Damen und Herren ab 65 Deutschland 2002 – 70min.

Filmkritik

Bühne frei und Hut ab

Filmkritik: Remo Bräuchi

Im preisgekrönten Dokumentarfilm von Lilo Mangelsdorff beweisen Frauen und Männer eindrücklich, dass sie noch längst nicht zum alten Eisen gehören, nur weil sie gerade ihren 65. Geburtstag gefeiert haben. Mutig und unerschrocken widmen sie sich einer Herausforderung, für die normalerweise schon Menschen über 35 zu alt sind.

"Damen und Herren ab 65 gesucht", so begann eine Kleinanzeige in der Lokalzeitung von Wuppertal. Ziel war, das Tanztheaterstück "Kontakthof", welches Pina Bausch mit ihrer Truppe 1978 herausgebracht hatte, mit älteren Menschen, mit Laien, neu zu inszenieren. Auf die Anzeige meldeten sich über 150 Personen. In einem langen Prozess wurden schliesslich 25 Seniorinnen und Senioren ausgewählt. Tänzerinnen und Tänzer der Uraufführungsgruppe studierten mit den Laien die komplizierten, unverwechselbaren Posen, Gesten und Bewegungsabläufe ein. Ein Jahr lang wurde geprobt. Die Premiere 2000 war ein Riesenerfolg, und seither ist die Truppe regelmässig auf Tournee.

Die Choreografin Pina Bausch hat in Deutschland die Tanzkunst revolutioniert. Sie hat in den 70er Jahren das romantische Ballet und den modernen Tanz hinter sich gelassen und eine höchst eigenwillige Ästhetik geschaffen: Tanz als Körperaktion im Spannungsfeld zwischen Musikalität, Theatralität und Raumgestalt.

Es ist ein Glücksfall, dass Regisseurin Lilo Mangelsdorff das Wuppertaler Tanztheater und die Senioren für ihre respektvolle Dokumentation der Wiederinszenierung hat gewinnen können. Sie begleitete die Proben und portraitiert die Seniorinnen und Senioren mit ihren Erfahrungen bei der Arbeit und den Auswirkungen auf ihren Alltag. Einige der Mitwirkenden hat die Regisseurin dabei ganz genau beobachtet.

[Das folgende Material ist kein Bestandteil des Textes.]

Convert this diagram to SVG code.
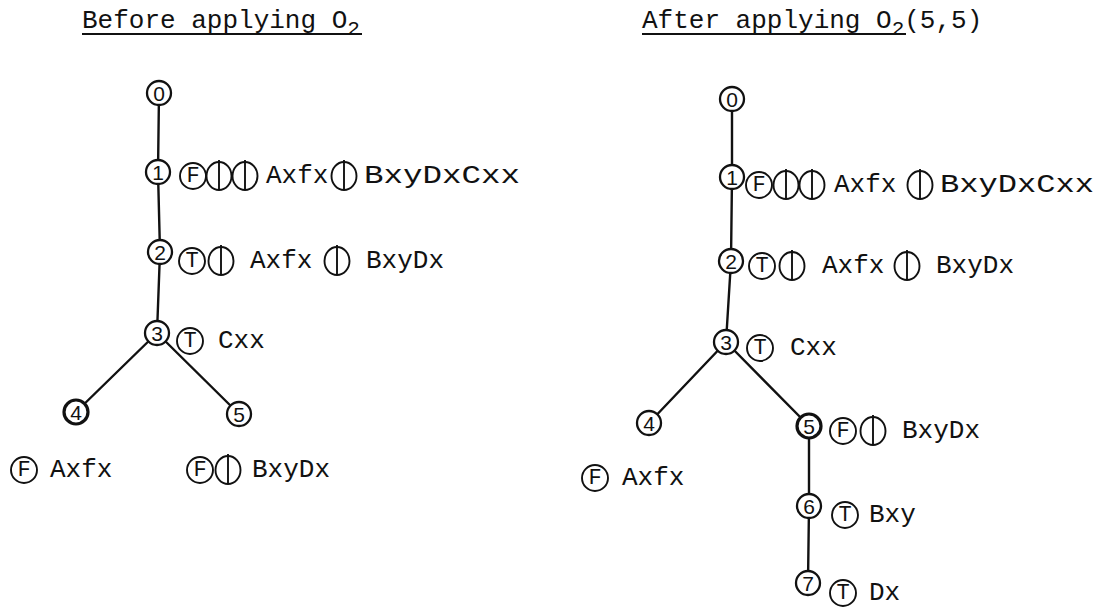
<svg xmlns="http://www.w3.org/2000/svg" xmlns:xlink="http://www.w3.org/1999/xlink" width="1106" height="607" viewBox="0 0 1106 607">
  <style>
    .bg { fill: #ffffff; }
    .edge { stroke: #111; stroke-width: 2.4; fill: none; stroke-linecap: round; }
    .node { fill: #fff; stroke: #111; stroke-width: 2.3; }
    .node.bold { stroke-width: 3.2; }
    .num { font-family: "Liberation Sans", "DejaVu Sans", sans-serif; font-size: 21px; fill: #111; text-anchor: middle; dominant-baseline: central; }
    .ring { fill: none; stroke: #111; stroke-width: 1.9; }
    .tv { font-family: "Liberation Mono", "DejaVu Sans Mono", monospace; font-size: 22px; fill: #111; text-anchor: middle; dominant-baseline: central; }
    .lbl { font-family: "Liberation Mono", "DejaVu Sans Mono", monospace; font-size: 26px; fill: #111; dominant-baseline: central; }
    .title { font-family: "Liberation Mono", "DejaVu Sans Mono", monospace; font-size: 26px; fill: #111; }
    .sub { font-size: 21px; }
    .uline { stroke: #111; stroke-width: 2; }
  </style>
  <defs>
    <!-- circle split by a vertical stroke -->
    <g id="bar">
      <ellipse class="ring" cx="0" cy="0" rx="12.5" ry="14"/>
      <line class="ring" x1="0" y1="-16" x2="0" y2="14"/>
    </g>
    <!-- plain ring used for the circled truth values -->
    <circle id="ring" class="ring" cx="0" cy="0" r="13"/>
  </defs>

  <rect class="bg" x="0" y="0" width="1106" height="607"/>

  <!-- headings -->
  <g id="title-before">
    <text class="title" x="82" y="28">Before applying O<tspan class="sub" dy="7">2</tspan></text>
    <line class="uline" x1="82" y1="34" x2="362" y2="34"/>
  </g>
  <g id="title-after">
    <text class="title" x="642" y="28">After applying O<tspan class="sub" dy="7">2</tspan><tspan dy="-7">(5,5)</tspan></text>
    <line class="uline" x1="642" y1="34" x2="906" y2="34"/>
  </g>

  <!-- connectors -->
  <g id="connectors">
    <line class="edge" x1="159" y1="93" x2="158" y2="172"/>
    <line class="edge" x1="158" y1="172" x2="160" y2="252"/>
    <line class="edge" x1="160" y1="252" x2="157" y2="333"/>
    <line class="edge" x1="157" y1="333" x2="76" y2="412"/>
    <line class="edge" x1="157" y1="333" x2="239" y2="414"/>

    <line class="edge" x1="732" y1="99" x2="732" y2="177"/>
    <line class="edge" x1="732" y1="177" x2="731" y2="261"/>
    <line class="edge" x1="731" y1="261" x2="726" y2="342"/>
    <line class="edge" x1="726" y1="342" x2="649" y2="423"/>
    <line class="edge" x1="726" y1="342" x2="809" y2="426"/>
    <line class="edge" x1="809" y1="426" x2="809" y2="506"/>
    <line class="edge" x1="809" y1="506" x2="808" y2="583"/>
  </g>

  <!-- left tree -->
  <g id="L0">
    <circle class="node" cx="159" cy="93" r="12"/>
    <text class="num" x="159" y="93">0</text>
  </g>
  <g id="L1">
    <circle class="node" cx="158" cy="172" r="12"/>
    <text class="num" x="158" y="172">1</text>
    <use xlink:href="#ring" x="193" y="176"/>
    <text class="tv" x="193" y="176">F</text>
    <use xlink:href="#bar" x="219" y="176"/>
    <use xlink:href="#bar" x="245" y="176"/>
    <text class="lbl" x="266" y="176">Axfx</text>
    <use xlink:href="#bar" x="344" y="176"/>
    <text class="lbl" x="364" y="176" textLength="156" lengthAdjust="spacingAndGlyphs">BxyDxCxx</text>
  </g>
  <g id="L2">
    <circle class="node" cx="160" cy="252" r="12"/>
    <text class="num" x="160" y="252">2</text>
    <use xlink:href="#ring" x="192" y="261"/>
    <text class="tv" x="192" y="261">T</text>
    <use xlink:href="#bar" x="221" y="261"/>
    <text class="lbl" x="250" y="261">Axfx</text>
    <use xlink:href="#bar" x="337" y="261"/>
    <text class="lbl" x="366" y="261">BxyDx</text>
  </g>
  <g id="L3">
    <circle class="node" cx="157" cy="333" r="12"/>
    <text class="num" x="157" y="333">3</text>
    <use xlink:href="#ring" x="190" y="341"/>
    <text class="tv" x="190" y="341">T</text>
    <text class="lbl" x="218" y="341">Cxx</text>
  </g>
  <g id="L4">
    <circle class="node bold" cx="76" cy="412" r="12"/>
    <text class="num" x="76" y="412">4</text>
    <use xlink:href="#ring" x="24" y="470"/>
    <text class="tv" x="24" y="470">F</text>
    <text class="lbl" x="50" y="470">Axfx</text>
  </g>
  <g id="L5">
    <circle class="node" cx="239" cy="414" r="12"/>
    <text class="num" x="239" y="414">5</text>
    <use xlink:href="#ring" x="200" y="470"/>
    <text class="tv" x="200" y="470">F</text>
    <use xlink:href="#bar" x="228" y="470"/>
    <text class="lbl" x="252" y="470">BxyDx</text>
  </g>

  <!-- right tree -->
  <g id="R0">
    <circle class="node" cx="732" cy="99" r="12"/>
    <text class="num" x="732" y="99">0</text>
  </g>
  <g id="R1">
    <circle class="node" cx="732" cy="177" r="12"/>
    <text class="num" x="732" y="177">1</text>
    <use xlink:href="#ring" x="759" y="185"/>
    <text class="tv" x="759" y="185">F</text>
    <use xlink:href="#bar" x="786" y="185"/>
    <use xlink:href="#bar" x="812" y="185"/>
    <text class="lbl" x="834" y="185">Axfx</text>
    <use xlink:href="#bar" x="920" y="185"/>
    <text class="lbl" x="940" y="185" textLength="154" lengthAdjust="spacingAndGlyphs">BxyDxCxx</text>
  </g>
  <g id="R2">
    <circle class="node" cx="731" cy="261" r="12"/>
    <text class="num" x="731" y="261">2</text>
    <use xlink:href="#ring" x="762" y="266"/>
    <text class="tv" x="762" y="266">T</text>
    <use xlink:href="#bar" x="792" y="266"/>
    <text class="lbl" x="822" y="266">Axfx</text>
    <use xlink:href="#bar" x="907" y="266"/>
    <text class="lbl" x="936" y="266">BxyDx</text>
  </g>
  <g id="R3">
    <circle class="node" cx="726" cy="342" r="12"/>
    <text class="num" x="726" y="342">3</text>
    <use xlink:href="#ring" x="760" y="348"/>
    <text class="tv" x="760" y="348">T</text>
    <text class="lbl" x="790" y="348">Cxx</text>
  </g>
  <g id="R4">
    <circle class="node" cx="649" cy="423" r="12"/>
    <text class="num" x="649" y="423">4</text>
    <use xlink:href="#ring" x="595" y="478"/>
    <text class="tv" x="595" y="478">F</text>
    <text class="lbl" x="622" y="478">Axfx</text>
  </g>
  <g id="R5">
    <circle class="node bold" cx="809" cy="426" r="12"/>
    <text class="num" x="809" y="426">5</text>
    <use xlink:href="#ring" x="843" y="431"/>
    <text class="tv" x="843" y="431">F</text>
    <use xlink:href="#bar" x="873" y="431"/>
    <text class="lbl" x="902" y="431">BxyDx</text>
  </g>
  <g id="R6">
    <circle class="node" cx="809" cy="506" r="12"/>
    <text class="num" x="809" y="506">6</text>
    <use xlink:href="#ring" x="845" y="515"/>
    <text class="tv" x="845" y="515">T</text>
    <text class="lbl" x="869" y="515">Bxy</text>
  </g>
  <g id="R7">
    <circle class="node" cx="808" cy="583" r="12"/>
    <text class="num" x="808" y="583">7</text>
    <use xlink:href="#ring" x="843" y="593"/>
    <text class="tv" x="843" y="593">T</text>
    <text class="lbl" x="869" y="593">Dx</text>
  </g>
</svg>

Es sind Menschen mit gelebten Gesichtern, die sich zuvor nie auf einer Bühne bewegt haben und das Tanzen, wie es Pina Bausch vormachte, erstmal von Grund auf neu lernen mussten.

Mit beeindruckender Offenheit, Eloquenz und auch ganz schön selbstironisch sprechen sie über ihre Ängste, sich auf ein neues Abenteuer einzulassen, die Überwindung, sich auf einer Bühne zu exponieren. Und da war dann auch plötzlich diese Befreiung, wieder eine Herausforderung zu haben, gebraucht zu werden und Teil eines Ganzen zu sein. Ihre Augen leuchten, wenn sie von der Premiere ihres Stücks sprechen oder sich vor den Aufführungen gegenseitig die letzten Tipps geben. Alle sind sie sich bewusst, dass diese Erfahrung aufgrund ihres Alters zeitlich begrenzt sein wird. Es ist wohl auch dieses Wissen, das diesen Menschen den Glanz und dem Film seine Faszination verleiht.